What to work on: The data below should be printed in full, exactly, and without any of its images.

Provided data:
■ ■ ■ ■

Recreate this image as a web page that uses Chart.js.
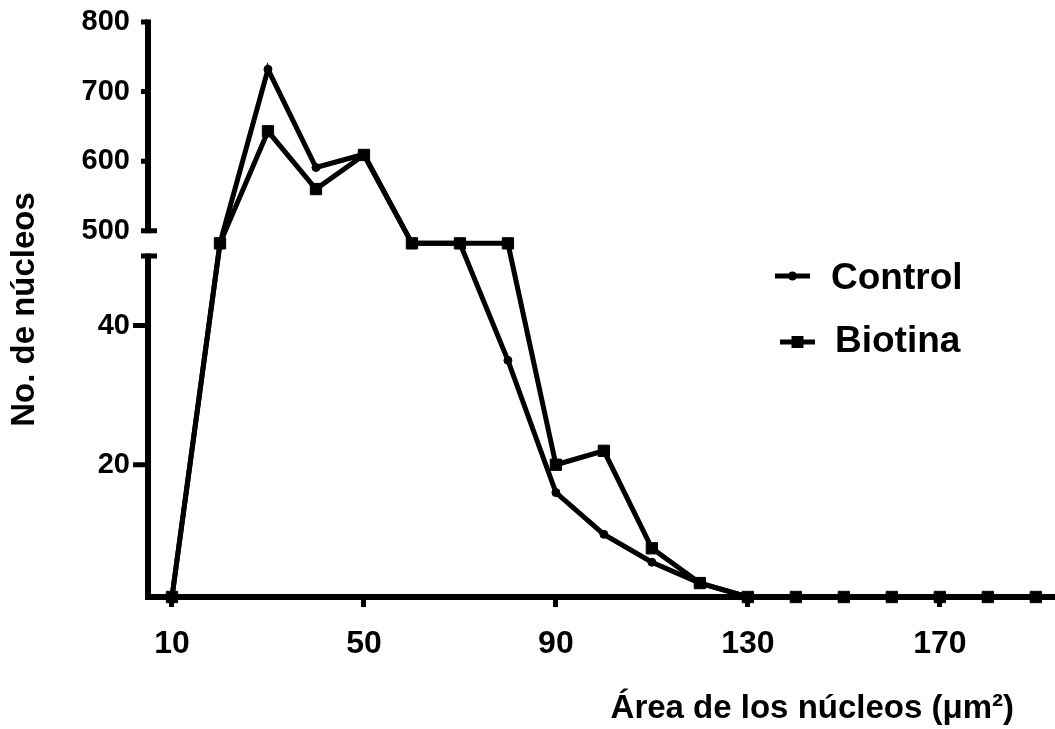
<!DOCTYPE html>
<html>
<head>
<meta charset="utf-8">
<title>Área de los núcleos</title>
<script src="https://cdn.jsdelivr.net/npm/chart.js@4.4.1/dist/chart.umd.min.js"></script>
<style>
  html, body { margin: 0; padding: 0; background: #fff; }
  #wrap { width: 1055px; height: 729px; position: relative; }
</style>
</head>
<body>
<div id="wrap"><canvas id="areaChart"></canvas></div>
<script>
// Data
const areaBins = [10, 20, 30, 40, 50, 60, 70, 80, 90, 100, 110, 120, 130, 140, 150, 160, 170, 180, 190];
const controlCounts = [0, 275, 732, 591, 610, 275, 275, 35, 16, 10, 6, 3, 0, 0, 0, 0, 0, 0, 0];
const biotinaCounts = [0, 275, 643, 560, 609, 275, 275, 275, 20, 22, 8, 3, 0, 0, 0, 0, 0, 0, 0];
const xTickValues = [10, 50, 90, 130, 170];
const yTickValues = [20, 40, 500, 600, 700, 800];

// Broken y axis: 1-50 below the break, 500-800 above it
const LOWER_MIN = 1, LOWER_MAX = 50, UPPER_MIN = 500, UPPER_MAX = 800;
const GAP = 3.6, UPPER_SCALE = 0.1;

function toAxis(v) {
  if (v <= LOWER_MIN) return LOWER_MIN; // sits on the axis, as in the original
  if (v <= LOWER_MAX) return v;
  if (v < UPPER_MIN) return LOWER_MAX + (v - LOWER_MAX) / (UPPER_MIN - LOWER_MAX) * GAP;
  return LOWER_MAX + GAP + (v - UPPER_MIN) * UPPER_SCALE;
}

const FONT = '"Liberation Sans", Arial, Helvetica, sans-serif';

// Draws the y axis in two pieces with the break
const brokenAxis = {
  id: 'brokenAxis',
  beforeDatasetsDraw(chart) {
    const { ctx, chartArea, scales: { y } } = chart;
    const x0 = chartArea.left;
    const yTop = y.getPixelForValue(toAxis(UPPER_MAX));
    const yBreakHi = y.getPixelForValue(toAxis(UPPER_MIN));
    const yBreakLo = y.getPixelForValue(toAxis(LOWER_MAX));
    ctx.save();
    ctx.strokeStyle = '#000';
    ctx.lineCap = 'butt';
    ctx.lineWidth = 6;
    ctx.beginPath();
    ctx.moveTo(x0, yTop - 2.5);
    ctx.lineTo(x0, yBreakHi + 2.5);
    ctx.moveTo(x0, yBreakLo - 2.5);
    ctx.lineTo(x0, chartArea.bottom + 3);
    ctx.stroke();

    ctx.lineWidth = 5;
    ctx.beginPath();
    [yBreakHi, yBreakLo].forEach(py => {
      ctx.moveTo(x0 - 7, py);
      ctx.lineTo(x0 + 9, py);
    });
    yTickValues.forEach(v => {
      const py = y.getPixelForValue(toAxis(v));
      const len = v < UPPER_MIN ? 15 : 7;
      ctx.moveTo(x0 - len, py);
      ctx.lineTo(x0, py);
    });
    ctx.stroke();
    ctx.restore();
  }
};

// Legend and x title
const annotations = {
  id: 'annotations',
  afterDraw(chart) {
    const { ctx } = chart;
    const rows = [
      { ds: 0, x1: 775, x2: 810, y: 276, tx: 831, ty: 289 },
      { ds: 1, x1: 780, x2: 815, y: 342, tx: 835, ty: 352 }
    ];
    ctx.save();
    ctx.fillStyle = '#000';
    ctx.strokeStyle = '#000';
    rows.forEach(r => {
      const ds = chart.data.datasets[r.ds];
      ctx.lineWidth = 5;
      ctx.beginPath();
      ctx.moveTo(r.x1, r.y);
      ctx.lineTo(r.x2, r.y);
      ctx.stroke();
      const cx = (r.x1 + r.x2) / 2;
      if (ds.pointStyle === 'rect') {
        ctx.fillRect(cx - 6, r.y - 6, 12, 12);
      } else {
        ctx.beginPath();
        ctx.arc(cx, r.y, 4.5, 0, Math.PI * 2);
        ctx.fill();
      }
      ctx.font = 'bold 37px ' + FONT;
      ctx.textAlign = 'left';
      ctx.textBaseline = 'alphabetic';
      ctx.fillText(ds.label, r.tx, r.ty);
    });

    ctx.font = 'bold 33px ' + FONT;
    ctx.textAlign = 'right';
    ctx.textBaseline = 'alphabetic';
    ctx.fillText('Área de los núcleos (μm²)', 1014, 718);
    ctx.restore();
  }
};

const ctx = document.getElementById('areaChart').getContext('2d');

new Chart(ctx, {
  type: 'line',
  data: {
    datasets: [
      {
        label: 'Control',
        data: areaBins.map((a, i) => ({ x: a, y: toAxis(controlCounts[i]) })),
        borderColor: '#000',
        backgroundColor: '#000',
        borderWidth: 5,
        pointStyle: 'circle',
        pointRadius: 4,
        pointBorderWidth: 1,
        tension: 0,
        clip: false
      },
      {
        label: 'Biotina',
        data: areaBins.map((a, i) => ({ x: a, y: toAxis(biotinaCounts[i]) })),
        borderColor: '#000',
        backgroundColor: '#000',
        borderWidth: 5,
        pointStyle: 'rect',
        pointRadius: 8,
        pointBorderWidth: 1,
        tension: 0,
        clip: false
      }
    ]
  },
  options: {
    responsive: true,
    maintainAspectRatio: false,
    animation: false,
    layout: { autoPadding: false, padding: { top: 22, left: 0, right: 0, bottom: 0 } },
    plugins: {
      legend: { display: false },
      tooltip: { enabled: false }
    },
    scales: {
      x: {
        type: 'linear',
        min: 5,
        max: 194,
        afterBuildTicks: scale => { scale.ticks = xTickValues.map(v => ({ value: v })); },
        afterFit: scale => {
          scale.height = 132;
          scale.paddingLeft = 0;
          scale.paddingRight = 0;
        },
        grid: {
          display: true,
          drawOnChartArea: false,
          drawTicks: true,
          tickLength: 10,
          tickWidth: 5,
          tickColor: '#000'
        },
        border: { display: true, color: '#000', width: 6 },
        ticks: {
          color: '#000',
          padding: 18,
          maxRotation: 0,
          font: { family: FONT, size: 32, weight: 'bold' }
        }
      },
      y: {
        type: 'linear',
        min: LOWER_MIN,
        max: toAxis(UPPER_MAX),
        afterBuildTicks: scale => { scale.ticks = yTickValues.map(v => ({ value: toAxis(v) })); },
        afterFit: scale => {
          scale.width = 148;
          scale.paddingTop = 0;
          scale.paddingBottom = 0;
        },
        grid: { display: false, drawTicks: false },
        border: { display: false },
        ticks: {
          color: '#000',
          padding: 18,
          font: { family: FONT, size: 29, weight: 'bold' },
          callback: (value, index) => yTickValues[index]
        },
        title: {
          display: true,
          text: 'No. de núcleos',
          color: '#000',
          padding: { top: 5, bottom: 0 },
          font: { family: FONT, size: 33, weight: 'bold' }
        }
      }
    }
  },
  plugins: [brokenAxis, annotations]
});
</script>
</body>
</html>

■ ■ ■ ■

Task solution:
Recreate this image as a web page that uses Chart.js.
<!DOCTYPE html>
<html>
<head>
<meta charset="utf-8">
<title>Área de los núcleos</title>
<script src="https://cdn.jsdelivr.net/npm/chart.js@4.4.1/dist/chart.umd.min.js"></script>
<style>
  html, body { margin: 0; padding: 0; background: #fff; }
  #wrap { width: 1055px; height: 729px; position: relative; }
</style>
</head>
<body>
<div id="wrap"><canvas id="areaChart"></canvas></div>
<script>
// Data
const areaBins = [10, 20, 30, 40, 50, 60, 70, 80, 90, 100, 110, 120, 130, 140, 150, 160, 170, 180, 190];
const controlCounts = [0, 275, 732, 591, 610, 275, 275, 35, 16, 10, 6, 3, 0, 0, 0, 0, 0, 0, 0];
const biotinaCounts = [0, 275, 643, 560, 609, 275, 275, 275, 20, 22, 8, 3, 0, 0, 0, 0, 0, 0, 0];
const xTickValues = [10, 50, 90, 130, 170];
const yTickValues = [20, 40, 500, 600, 700, 800];

// Broken y axis: 1-50 below the break, 500-800 above it
const LOWER_MIN = 1, LOWER_MAX = 50, UPPER_MIN = 500, UPPER_MAX = 800;
const GAP = 3.6, UPPER_SCALE = 0.1;

function toAxis(v) {
  if (v <= LOWER_MIN) return LOWER_MIN; // sits on the axis, as in the original
  if (v <= LOWER_MAX) return v;
  if (v < UPPER_MIN) return LOWER_MAX + (v - LOWER_MAX) / (UPPER_MIN - LOWER_MAX) * GAP;
  return LOWER_MAX + GAP + (v - UPPER_MIN) * UPPER_SCALE;
}

const FONT = '"Liberation Sans", Arial, Helvetica, sans-serif';

// Draws the y axis in two pieces with the break
const brokenAxis = {
  id: 'brokenAxis',
  beforeDatasetsDraw(chart) {
    const { ctx, chartArea, scales: { y } } = chart;
    const x0 = chartArea.left;
    const yTop = y.getPixelForValue(toAxis(UPPER_MAX));
    const yBreakHi = y.getPixelForValue(toAxis(UPPER_MIN));
    const yBreakLo = y.getPixelForValue(toAxis(LOWER_MAX));
    ctx.save();
    ctx.strokeStyle = '#000';
    ctx.lineCap = 'butt';
    ctx.lineWidth = 6;
    ctx.beginPath();
    ctx.moveTo(x0, yTop - 2.5);
    ctx.lineTo(x0, yBreakHi + 2.5);
    ctx.moveTo(x0, yBreakLo - 2.5);
    ctx.lineTo(x0, chartArea.bottom + 3);
    ctx.stroke();

    ctx.lineWidth = 5;
    ctx.beginPath();
    [yBreakHi, yBreakLo].forEach(py => {
      ctx.moveTo(x0 - 7, py);
      ctx.lineTo(x0 + 9, py);
    });
    yTickValues.forEach(v => {
      const py = y.getPixelForValue(toAxis(v));
      const len = v < UPPER_MIN ? 15 : 7;
      ctx.moveTo(x0 - len, py);
      ctx.lineTo(x0, py);
    });
    ctx.stroke();
    ctx.restore();
  }
};

// Legend and x title
const annotations = {
  id: 'annotations',
  afterDraw(chart) {
    const { ctx } = chart;
    const rows = [
      { ds: 0, x1: 775, x2: 810, y: 276, tx: 831, ty: 289 },
      { ds: 1, x1: 780, x2: 815, y: 342, tx: 835, ty: 352 }
    ];
    ctx.save();
    ctx.fillStyle = '#000';
    ctx.strokeStyle = '#000';
    rows.forEach(r => {
      const ds = chart.data.datasets[r.ds];
      ctx.lineWidth = 5;
      ctx.beginPath();
      ctx.moveTo(r.x1, r.y);
      ctx.lineTo(r.x2, r.y);
      ctx.stroke();
      const cx = (r.x1 + r.x2) / 2;
      if (ds.pointStyle === 'rect') {
        ctx.fillRect(cx - 6, r.y - 6, 12, 12);
      } else {
        ctx.beginPath();
        ctx.arc(cx, r.y, 4.5, 0, Math.PI * 2);
        ctx.fill();
      }
      ctx.font = 'bold 37px ' + FONT;
      ctx.textAlign = 'left';
      ctx.textBaseline = 'alphabetic';
      ctx.fillText(ds.label, r.tx, r.ty);
    });

    ctx.font = 'bold 33px ' + FONT;
    ctx.textAlign = 'right';
    ctx.textBaseline = 'alphabetic';
    ctx.fillText('Área de los núcleos (μm²)', 1014, 718);
    ctx.restore();
  }
};

const ctx = document.getElementById('areaChart').getContext('2d');

new Chart(ctx, {
  type: 'line',
  data: {
    datasets: [
      {
        label: 'Control',
        data: areaBins.map((a, i) => ({ x: a, y: toAxis(controlCounts[i]) })),
        borderColor: '#000',
        backgroundColor: '#000',
        borderWidth: 5,
        pointStyle: 'circle',
        pointRadius: 4,
        pointBorderWidth: 1,
        tension: 0,
        clip: false
      },
      {
        label: 'Biotina',
        data: areaBins.map((a, i) => ({ x: a, y: toAxis(biotinaCounts[i]) })),
        borderColor: '#000',
        backgroundColor: '#000',
        borderWidth: 5,
        pointStyle: 'rect',
        pointRadius: 8,
        pointBorderWidth: 1,
        tension: 0,
        clip: false
      }
    ]
  },
  options: {
    responsive: true,
    maintainAspectRatio: false,
    animation: false,
    layout: { autoPadding: false, padding: { top: 22, left: 0, right: 0, bottom: 0 } },
    plugins: {
      legend: { display: false },
      tooltip: { enabled: false }
    },
    scales: {
      x: {
        type: 'linear',
        min: 5,
        max: 194,
        afterBuildTicks: scale => { scale.ticks = xTickValues.map(v => ({ value: v })); },
        afterFit: scale => {
          scale.height = 132;
          scale.paddingLeft = 0;
          scale.paddingRight = 0;
        },
        grid: {
          display: true,
          drawOnChartArea: false,
          drawTicks: true,
          tickLength: 10,
          tickWidth: 5,
          tickColor: '#000'
        },
        border: { display: true, color: '#000', width: 6 },
        ticks: {
          color: '#000',
          padding: 18,
          maxRotation: 0,
          font: { family: FONT, size: 32, weight: 'bold' }
        }
      },
      y: {
        type: 'linear',
        min: LOWER_MIN,
        max: toAxis(UPPER_MAX),
        afterBuildTicks: scale => { scale.ticks = yTickValues.map(v => ({ value: toAxis(v) })); },
        afterFit: scale => {
          scale.width = 148;
          scale.paddingTop = 0;
          scale.paddingBottom = 0;
        },
        grid: { display: false, drawTicks: false },
        border: { display: false },
        ticks: {
          color: '#000',
          padding: 18,
          font: { family: FONT, size: 29, weight: 'bold' },
          callback: (value, index) => yTickValues[index]
        },
        title: {
          display: true,
          text: 'No. de núcleos',
          color: '#000',
          padding: { top: 5, bottom: 0 },
          font: { family: FONT, size: 33, weight: 'bold' }
        }
      }
    }
  },
  plugins: [brokenAxis, annotations]
});
</script>
</body>
</html>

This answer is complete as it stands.